— Start of Dataset extract —

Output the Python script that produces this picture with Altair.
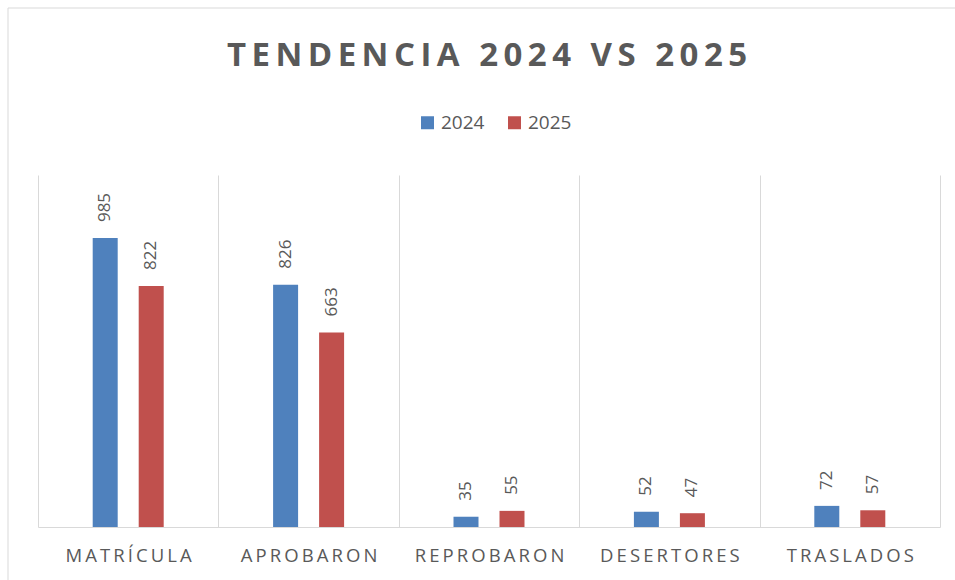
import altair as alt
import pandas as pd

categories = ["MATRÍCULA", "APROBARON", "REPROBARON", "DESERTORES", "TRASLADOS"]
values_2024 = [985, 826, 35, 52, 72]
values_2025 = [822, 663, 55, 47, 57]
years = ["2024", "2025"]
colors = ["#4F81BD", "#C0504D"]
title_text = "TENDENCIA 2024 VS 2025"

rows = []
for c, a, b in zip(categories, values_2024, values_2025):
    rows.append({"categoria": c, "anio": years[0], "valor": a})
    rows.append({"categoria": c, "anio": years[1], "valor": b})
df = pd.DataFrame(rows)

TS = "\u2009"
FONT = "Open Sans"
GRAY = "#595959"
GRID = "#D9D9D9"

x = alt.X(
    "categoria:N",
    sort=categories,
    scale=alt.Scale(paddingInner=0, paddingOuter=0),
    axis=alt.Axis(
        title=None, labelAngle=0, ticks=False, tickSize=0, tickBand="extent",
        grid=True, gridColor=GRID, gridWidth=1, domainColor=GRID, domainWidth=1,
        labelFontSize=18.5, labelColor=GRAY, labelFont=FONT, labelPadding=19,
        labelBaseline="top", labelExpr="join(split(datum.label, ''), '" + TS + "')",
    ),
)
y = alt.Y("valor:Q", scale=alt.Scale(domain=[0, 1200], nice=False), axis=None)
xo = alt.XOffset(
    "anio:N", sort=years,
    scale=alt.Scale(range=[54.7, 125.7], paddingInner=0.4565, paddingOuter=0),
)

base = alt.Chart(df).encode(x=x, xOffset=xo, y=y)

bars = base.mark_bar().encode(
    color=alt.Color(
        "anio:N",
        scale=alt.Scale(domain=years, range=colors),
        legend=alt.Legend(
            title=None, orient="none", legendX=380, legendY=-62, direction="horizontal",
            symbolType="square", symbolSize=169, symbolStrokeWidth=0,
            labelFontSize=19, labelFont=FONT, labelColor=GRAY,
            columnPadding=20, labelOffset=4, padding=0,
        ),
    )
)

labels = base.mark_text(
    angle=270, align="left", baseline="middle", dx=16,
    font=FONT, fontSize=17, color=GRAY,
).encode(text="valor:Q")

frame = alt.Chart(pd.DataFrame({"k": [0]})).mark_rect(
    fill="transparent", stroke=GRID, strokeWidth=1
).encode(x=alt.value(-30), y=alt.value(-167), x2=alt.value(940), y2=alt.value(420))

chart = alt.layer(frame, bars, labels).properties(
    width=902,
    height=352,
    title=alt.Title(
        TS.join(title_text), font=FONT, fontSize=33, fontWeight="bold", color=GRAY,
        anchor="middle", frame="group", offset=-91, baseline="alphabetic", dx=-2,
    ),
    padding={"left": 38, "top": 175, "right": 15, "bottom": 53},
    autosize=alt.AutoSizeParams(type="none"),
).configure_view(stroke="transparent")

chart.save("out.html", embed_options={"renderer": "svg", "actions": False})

— End of Dataset extract —

Task objective
Repeat only what lies between the start of the data and the end of the line containing "y=alt.value(-167), x2=alt.value(940), y2=alt.value(420))", exactly, with pictures left out.

Answer for the task
Output the Python script that produces this picture with Altair.
import altair as alt
import pandas as pd

categories = ["MATRÍCULA", "APROBARON", "REPROBARON", "DESERTORES", "TRASLADOS"]
values_2024 = [985, 826, 35, 52, 72]
values_2025 = [822, 663, 55, 47, 57]
years = ["2024", "2025"]
colors = ["#4F81BD", "#C0504D"]
title_text = "TENDENCIA 2024 VS 2025"

rows = []
for c, a, b in zip(categories, values_2024, values_2025):
    rows.append({"categoria": c, "anio": years[0], "valor": a})
    rows.append({"categoria": c, "anio": years[1], "valor": b})
df = pd.DataFrame(rows)

TS = "\u2009"
FONT = "Open Sans"
GRAY = "#595959"
GRID = "#D9D9D9"

x = alt.X(
    "categoria:N",
    sort=categories,
    scale=alt.Scale(paddingInner=0, paddingOuter=0),
    axis=alt.Axis(
        title=None, labelAngle=0, ticks=False, tickSize=0, tickBand="extent",
        grid=True, gridColor=GRID, gridWidth=1, domainColor=GRID, domainWidth=1,
        labelFontSize=18.5, labelColor=GRAY, labelFont=FONT, labelPadding=19,
        labelBaseline="top", labelExpr="join(split(datum.label, ''), '" + TS + "')",
    ),
)
y = alt.Y("valor:Q", scale=alt.Scale(domain=[0, 1200], nice=False), axis=None)
xo = alt.XOffset(
    "anio:N", sort=years,
    scale=alt.Scale(range=[54.7, 125.7], paddingInner=0.4565, paddingOuter=0),
)

base = alt.Chart(df).encode(x=x, xOffset=xo, y=y)

bars = base.mark_bar().encode(
    color=alt.Color(
        "anio:N",
        scale=alt.Scale(domain=years, range=colors),
        legend=alt.Legend(
            title=None, orient="none", legendX=380, legendY=-62, direction="horizontal",
            symbolType="square", symbolSize=169, symbolStrokeWidth=0,
            labelFontSize=19, labelFont=FONT, labelColor=GRAY,
            columnPadding=20, labelOffset=4, padding=0,
        ),
    )
)

labels = base.mark_text(
    angle=270, align="left", baseline="middle", dx=16,
    font=FONT, fontSize=17, color=GRAY,
).encode(text="valor:Q")

frame = alt.Chart(pd.DataFrame({"k": [0]})).mark_rect(
    fill="transparent", stroke=GRID, strokeWidth=1
).encode(x=alt.value(-30), y=alt.value(-167), x2=alt.value(940), y2=alt.value(420))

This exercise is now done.